I was sending my daily reaching out to my sponsor, mentioning how I'm closer to being 50 when all of a sudden my mind was opened to the fact that if I continue to surrender to my higher power and live one day at a time when I turn 50, I will actually be younger and healthier in ways I never was when I married at age 30! This was a sudden opening of realization for me. I am on the path to both physical and emotional/spiritual health as I have never been before. Well, once I realized this and saw the insight as a real birthday gift from God I have felt wonderful excitement about my future.
I'm grateful to be alive today. Grateful to be finding sanity and serenity right now in my life. And then I was given one more gift of insight. I know I am not talented at writing so I wont get this down correctly but I was at the sink washing dished when my mind was opened to seeing that Nephi or maybe one or many of the other Book of Mormon prophets came to learn that it was by surrendering and not fighting that he would come to really know the power of God in his life. I can't get the words right but I felt so strong about this need to surrender my will to my higher power called God.

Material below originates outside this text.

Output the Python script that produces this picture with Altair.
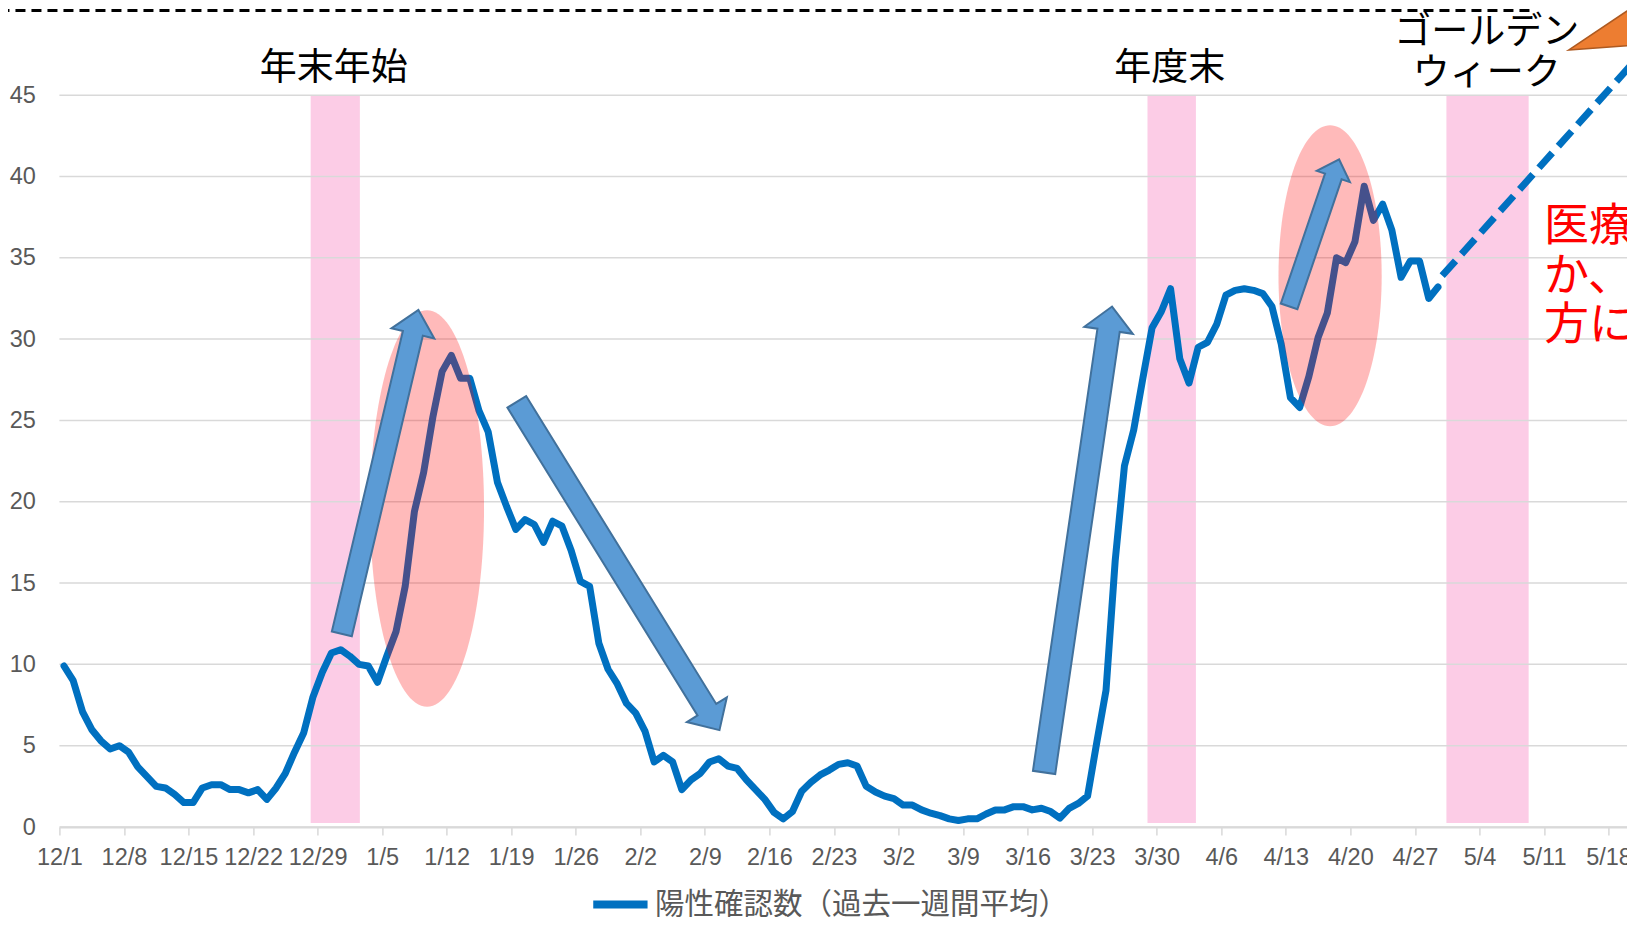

Oh my goodness. All the fighting I have done in my mind, heart, and outwardly in my life. So sad. It's surrender that leads to the winning of ones life and the giving over to God. What a great birthday gift I was blessed to feel this morning. Good luck to all of us in our discoveries of truth.
I am remembering that God is doing for me what I have never been able to do for myself. Amen.
P.S. I tried looking for Janeen Brady's song about earth day and birth day but could not find it. It's a fun song. We use to sing it when the kids were tiny little things.